» **WORK INSTRUCTIONS**: Exactly as they appear, output all of the records. Skip any images.

Code that draws figures
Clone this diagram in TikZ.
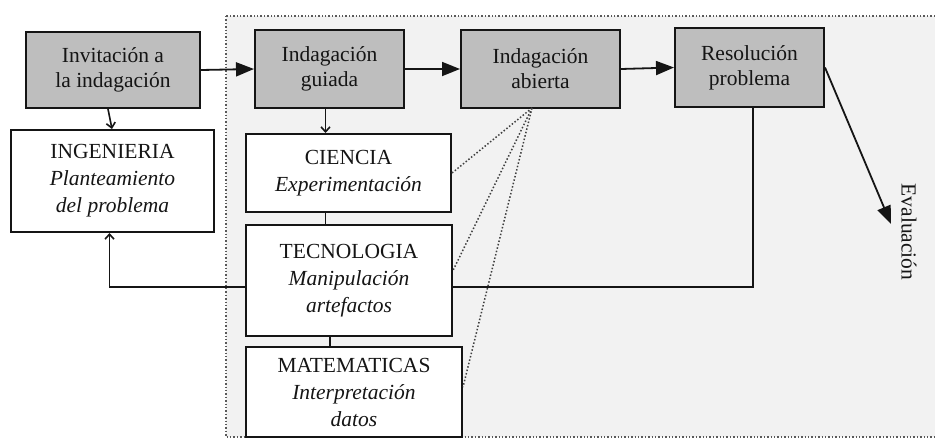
\documentclass[tikz,border=0pt]{standalone}
\usepackage{fontspec}
\setmainfont{Liberation Serif}
\usetikzlibrary{arrows.meta,calc}
\definecolor{boxgray}{HTML}{BEBEBE}
\definecolor{bggray}{HTML}{F2F2F2}
\definecolor{ink}{HTML}{151515}
\tikzset{
  graybox/.style={draw=ink,line width=2pt,fill=boxgray,rectangle,align=center,
    font=\fontsize{21.5}{25}\selectfont,text=ink,inner sep=0pt},
  whitebox/.style={draw=ink,line width=2pt,fill=white,rectangle,align=center,
    font=\fontsize{21.5}{27}\selectfont,text=ink,inner sep=0pt},
  bigarrow/.style={draw=ink,line width=1.8pt,-{Triangle[length=18pt,width=14pt]}},
  smallarrow/.style={draw=ink,line width=1.6pt,-{Straight Barb[length=5pt,width=9pt]}},
  plainline/.style={draw=ink,line width=1.8pt},
  dotline/.style={draw=black!75,line width=1.5pt,dotted},
}
\begin{document}
\begin{tikzpicture}[x=1pt,y=-1pt]
\useasboundingbox (0,0) rectangle (935,442);
% background region
\fill[white] (0,0) rectangle (935,442);
\draw[fill=bggray,draw=black!65,line width=1.4pt,dotted] (226,16) rectangle (950,437);
% top row
\node[graybox,minimum width=174pt,minimum height=76pt] (inv) at (113,70) {Invitación a\\la indagación};
\node[graybox,minimum width=149pt,minimum height=78pt] (gui) at (329.5,69) {Indagación\\guiada};
\node[graybox,minimum width=159pt,minimum height=78pt] (abi) at (540.5,69) {Indagación\\abierta};
\node[graybox,minimum width=149pt,minimum height=79pt] (res) at (749.5,67.5) {Resolución\\problema};
% white boxes
\node[whitebox,minimum width=203pt,minimum height=102pt] (ing) at (112.5,181) {INGENIERIA\\\textit{Planteamiento}\\\textit{del problema}};
\node[whitebox,minimum width=205pt,minimum height=78pt] (cie) at (348.5,173) {CIENCIA\\\textit{Experimentación}};
\node[whitebox,minimum width=206pt,minimum height=111pt] (tec) at (349,280.5) {TECNOLOGIA\\\textit{Manipulación}\\\textit{artefactos}};
\node[whitebox,minimum width=216pt,minimum height=90pt] (mat) at (354,392) {MATEMATICAS\\\textit{Interpretación}\\\textit{datos}};
% Evaluacion
\node[rotate=-90,font=\fontsize{21.5}{25}\selectfont,text=ink,inner sep=0pt] (eva) at (909,232) {Evaluación};
\coordinate (evtip) at (891,224);
\coordinate (apex) at (532,108);
% main flow
\draw[bigarrow] (inv.east) -- (gui.west);
\draw[bigarrow] (gui.east) -- (abi.west);
\draw[bigarrow] (abi.east) -- (res.west);
\draw[bigarrow] (res.east) -- (evtip);
% verticals
\draw[smallarrow] ($(inv.south)+(-5,0)$) -- ($(ing.north)+(-0.5,0)$);
\draw[smallarrow] ($(gui.south)+(-4,0)$) -- ($(gui.south |- cie.north)+(-4,0)$);
\draw[plainline] ($(gui.south |- cie.south)+(-4,0)$) -- ($(gui.south |- tec.north)+(-4,0)$);
\draw[plainline] ($(gui.south |- tec.south)+(0.5,0)$) -- ($(gui.south |- mat.north)+(0.5,0)$);
% feedback loop
\coordinate (tecE) at ($(tec.east)+(0,6.5)$);
\coordinate (tecW) at ($(tec.west)+(0,6.5)$);
\draw[plainline] ($(res.south)+(3.5,0)$) |- (tecE);
\draw[smallarrow] (tecW) -| ($(ing.south)+(-3,0)$);
% dotted links
\draw[dotline] (apex) -- (cie.east);
\draw[dotline] (apex) -- ($(tec.east)+(0,-10)$);
\draw[dotline] (apex) -- ($(mat.east)+(0,-5)$);
\end{tikzpicture}
\end{document}
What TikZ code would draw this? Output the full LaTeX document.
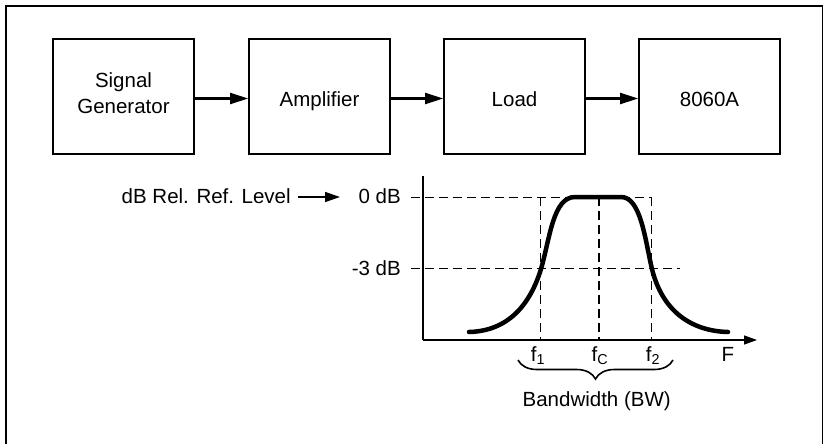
\documentclass[tikz,border=0pt]{standalone}
\usepackage{fontspec}
\setmainfont{Liberation Sans}
\usetikzlibrary{arrows.meta,decorations.pathreplacing}
\begin{document}
\begin{tikzpicture}[x=1pt,y=-1pt,
  every node/.style={font=\fontsize{20.5}{26}\selectfont, inner sep=0pt},
  blockbox/.style={draw, line width=1.8pt, minimum width=141pt, minimum height=115pt},
  boxtext/.style={anchor=base, align=center},
  flow/.style={line width=2.4pt, -{Triangle[length=18pt,width=11pt]}},
  lvlarrow/.style={line width=1.4pt, -{Triangle[length=15pt,width=10pt]}},
  axis/.style={line width=1.3pt},
  guide/.style={line width=1.2pt, dash pattern=on 9pt off 5pt},
  curve/.style={line width=4.5pt, line cap=round},
  lbl/.style={anchor=base}]
\useasboundingbox (0,0) rectangle (824,444);
\fill[white] (0,0) rectangle (824,444);
\draw[line width=1.8pt] (6,460) -- (6,6) -- (822.5,6) -- (822.5,460);

\node[blockbox] (sg) at (123.5,96.5) {};
\node[blockbox] (amp) at (319.5,96.5) {};
\node[blockbox] (load) at (514.5,96.5) {};
\node[blockbox] (dmm) at (709.5,96.5) {};
\node[boxtext] (sgt1) at (123.5,87) {Signal};
\node[boxtext] (sgt2) at (123.5,113) {Generator};
\node[boxtext] (ampt) at (319.5,106) {Amplifier};
\node[boxtext] (loadt) at (514.5,106) {Load};
\node[boxtext] (dmmt) at (709.5,106) {8060A};
\draw[flow] ([yshift=-2pt]sg.east) -- ([yshift=-2pt]amp.west);
\draw[flow] ([yshift=-2pt]amp.east) -- ([yshift=-2pt]load.west);
\draw[flow] ([yshift=-2pt]load.east) -- ([yshift=-2pt]dmm.west);

% labels
\node[anchor=base west] (lvl) at (121.5,203.3) {dB Rel. Ref. Level};
\node[anchor=base east] (zero) at (401,203.3) {0 dB};
\node[anchor=base east] (three) at (401,275) {-3 dB};
\coordinate (lvlA) at (298,197);
\coordinate (lvlB) at (340,197);
\draw[lvlarrow] (lvlA) -- (lvlB);

% axes
\coordinate (ytop) at (423,176);
\coordinate (orig) at (423,340);
\coordinate (xend) at (757,340);
\draw[axis] (ytop) -- (orig);
\draw[axis, -{Triangle[length=13pt,width=9pt]}] (orig) -- (xend);

% guides
\coordinate (g0a) at (410.5,197.3);
\coordinate (g0b) at (652,197.3);
\coordinate (g3a) at (410.5,268.7);
\coordinate (g3b) at (680,268.7);
\draw[guide] (g0a) -- (g0b);
\draw[guide] (g3a) -- (g3b);
\draw[guide] (540.7,197.3) -- (540.7,340);
\draw[guide] (599,197.3) -- (599,340);
\draw[guide] (651.7,197.3) -- (651.7,340);

% response curve
\draw[curve] (469,332) .. controls (508,331) and (530,305) .. (541,269)
  .. controls (550,238) and (553,197) .. (575,197) -- (621,197)
  .. controls (641,197) and (645,240) .. (652,269)
  .. controls (662,310) and (690,331) .. (728,332);

% frequency labels
\node[lbl] (f1) at (538,361.7) {f\textsubscript{1}};
\node[lbl] (fc) at (600,361.7) {f\textsubscript{C}};
\node[lbl] (f2) at (653,361.7) {f\textsubscript{2}};
\node[lbl] (fF) at (728,361.7) {F};

\draw[line width=1.6pt, decorate, decoration={brace, mirror, amplitude=19pt, aspect=0.5}] (518,360) -- (673,360);
\node[lbl] (bw) at (596.7,406.7) {Bandwidth (BW)};
\end{tikzpicture}
\end{document}
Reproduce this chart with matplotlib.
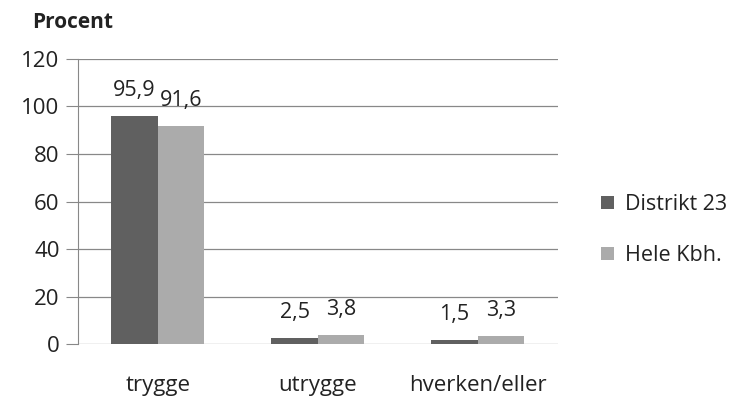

» **THE COMPLETED TASK**:
Clone this diagram in TikZ.
\documentclass[tikz,border=0pt]{standalone}
\usepackage{fontspec}
\setmainfont{Liberation Serif}
\usetikzlibrary{arrows.meta,calc}
\definecolor{boxgray}{HTML}{BEBEBE}
\definecolor{bggray}{HTML}{F2F2F2}
\definecolor{ink}{HTML}{151515}
\tikzset{
  graybox/.style={draw=ink,line width=2pt,fill=boxgray,rectangle,align=center,
    font=\fontsize{21.5}{25}\selectfont,text=ink,inner sep=0pt},
  whitebox/.style={draw=ink,line width=2pt,fill=white,rectangle,align=center,
    font=\fontsize{21.5}{27}\selectfont,text=ink,inner sep=0pt},
  bigarrow/.style={draw=ink,line width=1.8pt,-{Triangle[length=18pt,width=14pt]}},
  smallarrow/.style={draw=ink,line width=1.6pt,-{Straight Barb[length=5pt,width=9pt]}},
  plainline/.style={draw=ink,line width=1.8pt},
  dotline/.style={draw=black!75,line width=1.5pt,dotted},
}
\begin{document}
\begin{tikzpicture}[x=1pt,y=-1pt]
\useasboundingbox (0,0) rectangle (935,442);
% background region
\fill[white] (0,0) rectangle (935,442);
\draw[fill=bggray,draw=black!65,line width=1.4pt,dotted] (226,16) rectangle (950,437);
% top row
\node[graybox,minimum width=174pt,minimum height=76pt] (inv) at (113,70) {Invitación a\\la indagación};
\node[graybox,minimum width=149pt,minimum height=78pt] (gui) at (329.5,69) {Indagación\\guiada};
\node[graybox,minimum width=159pt,minimum height=78pt] (abi) at (540.5,69) {Indagación\\abierta};
\node[graybox,minimum width=149pt,minimum height=79pt] (res) at (749.5,67.5) {Resolución\\problema};
% white boxes
\node[whitebox,minimum width=203pt,minimum height=102pt] (ing) at (112.5,181) {INGENIERIA\\\textit{Planteamiento}\\\textit{del problema}};
\node[whitebox,minimum width=205pt,minimum height=78pt] (cie) at (348.5,173) {CIENCIA\\\textit{Experimentación}};
\node[whitebox,minimum width=206pt,minimum height=111pt] (tec) at (349,280.5) {TECNOLOGIA\\\textit{Manipulación}\\\textit{artefactos}};
\node[whitebox,minimum width=216pt,minimum height=90pt] (mat) at (354,392) {MATEMATICAS\\\textit{Interpretación}\\\textit{datos}};
% Evaluacion
\node[rotate=-90,font=\fontsize{21.5}{25}\selectfont,text=ink,inner sep=0pt] (eva) at (909,232) {Evaluación};
\coordinate (evtip) at (891,224);
\coordinate (apex) at (532,108);
% main flow
\draw[bigarrow] (inv.east) -- (gui.west);
\draw[bigarrow] (gui.east) -- (abi.west);
\draw[bigarrow] (abi.east) -- (res.west);
\draw[bigarrow] (res.east) -- (evtip);
% verticals
\draw[smallarrow] ($(inv.south)+(-5,0)$) -- ($(ing.north)+(-0.5,0)$);
\draw[smallarrow] ($(gui.south)+(-4,0)$) -- ($(gui.south |- cie.north)+(-4,0)$);
\draw[plainline] ($(gui.south |- cie.south)+(-4,0)$) -- ($(gui.south |- tec.north)+(-4,0)$);
\draw[plainline] ($(gui.south |- tec.south)+(0.5,0)$) -- ($(gui.south |- mat.north)+(0.5,0)$);
% feedback loop
\coordinate (tecE) at ($(tec.east)+(0,6.5)$);
\coordinate (tecW) at ($(tec.west)+(0,6.5)$);
\draw[plainline] ($(res.south)+(3.5,0)$) |- (tecE);
\draw[smallarrow] (tecW) -| ($(ing.south)+(-3,0)$);
% dotted links
\draw[dotline] (apex) -- (cie.east);
\draw[dotline] (apex) -- ($(tec.east)+(0,-10)$);
\draw[dotline] (apex) -- ($(mat.east)+(0,-5)$);
\end{tikzpicture}
\end{document}
What TikZ code would draw this? Output the full LaTeX document.
\documentclass[tikz,border=0pt]{standalone}
\usepackage{fontspec}
\setmainfont{Liberation Sans}
\usetikzlibrary{arrows.meta,decorations.pathreplacing}
\begin{document}
\begin{tikzpicture}[x=1pt,y=-1pt,
  every node/.style={font=\fontsize{20.5}{26}\selectfont, inner sep=0pt},
  blockbox/.style={draw, line width=1.8pt, minimum width=141pt, minimum height=115pt},
  boxtext/.style={anchor=base, align=center},
  flow/.style={line width=2.4pt, -{Triangle[length=18pt,width=11pt]}},
  lvlarrow/.style={line width=1.4pt, -{Triangle[length=15pt,width=10pt]}},
  axis/.style={line width=1.3pt},
  guide/.style={line width=1.2pt, dash pattern=on 9pt off 5pt},
  curve/.style={line width=4.5pt, line cap=round},
  lbl/.style={anchor=base}]
\useasboundingbox (0,0) rectangle (824,444);
\fill[white] (0,0) rectangle (824,444);
\draw[line width=1.8pt] (6,460) -- (6,6) -- (822.5,6) -- (822.5,460);

\node[blockbox] (sg) at (123.5,96.5) {};
\node[blockbox] (amp) at (319.5,96.5) {};
\node[blockbox] (load) at (514.5,96.5) {};
\node[blockbox] (dmm) at (709.5,96.5) {};
\node[boxtext] (sgt1) at (123.5,87) {Signal};
\node[boxtext] (sgt2) at (123.5,113) {Generator};
\node[boxtext] (ampt) at (319.5,106) {Amplifier};
\node[boxtext] (loadt) at (514.5,106) {Load};
\node[boxtext] (dmmt) at (709.5,106) {8060A};
\draw[flow] ([yshift=-2pt]sg.east) -- ([yshift=-2pt]amp.west);
\draw[flow] ([yshift=-2pt]amp.east) -- ([yshift=-2pt]load.west);
\draw[flow] ([yshift=-2pt]load.east) -- ([yshift=-2pt]dmm.west);

% labels
\node[anchor=base west] (lvl) at (121.5,203.3) {dB Rel. Ref. Level};
\node[anchor=base east] (zero) at (401,203.3) {0 dB};
\node[anchor=base east] (three) at (401,275) {-3 dB};
\coordinate (lvlA) at (298,197);
\coordinate (lvlB) at (340,197);
\draw[lvlarrow] (lvlA) -- (lvlB);

% axes
\coordinate (ytop) at (423,176);
\coordinate (orig) at (423,340);
\coordinate (xend) at (757,340);
\draw[axis] (ytop) -- (orig);
\draw[axis, -{Triangle[length=13pt,width=9pt]}] (orig) -- (xend);

% guides
\coordinate (g0a) at (410.5,197.3);
\coordinate (g0b) at (652,197.3);
\coordinate (g3a) at (410.5,268.7);
\coordinate (g3b) at (680,268.7);
\draw[guide] (g0a) -- (g0b);
\draw[guide] (g3a) -- (g3b);
\draw[guide] (540.7,197.3) -- (540.7,340);
\draw[guide] (599,197.3) -- (599,340);
\draw[guide] (651.7,197.3) -- (651.7,340);

% response curve
\draw[curve] (469,332) .. controls (508,331) and (530,305) .. (541,269)
  .. controls (550,238) and (553,197) .. (575,197) -- (621,197)
  .. controls (641,197) and (645,240) .. (652,269)
  .. controls (662,310) and (690,331) .. (728,332);

% frequency labels
\node[lbl] (f1) at (538,361.7) {f\textsubscript{1}};
\node[lbl] (fc) at (600,361.7) {f\textsubscript{C}};
\node[lbl] (f2) at (653,361.7) {f\textsubscript{2}};
\node[lbl] (fF) at (728,361.7) {F};

\draw[line width=1.6pt, decorate, decoration={brace, mirror, amplitude=19pt, aspect=0.5}] (518,360) -- (673,360);
\node[lbl] (bw) at (596.7,406.7) {Bandwidth (BW)};
\end{tikzpicture}
\end{document}
Reproduce this chart with matplotlib.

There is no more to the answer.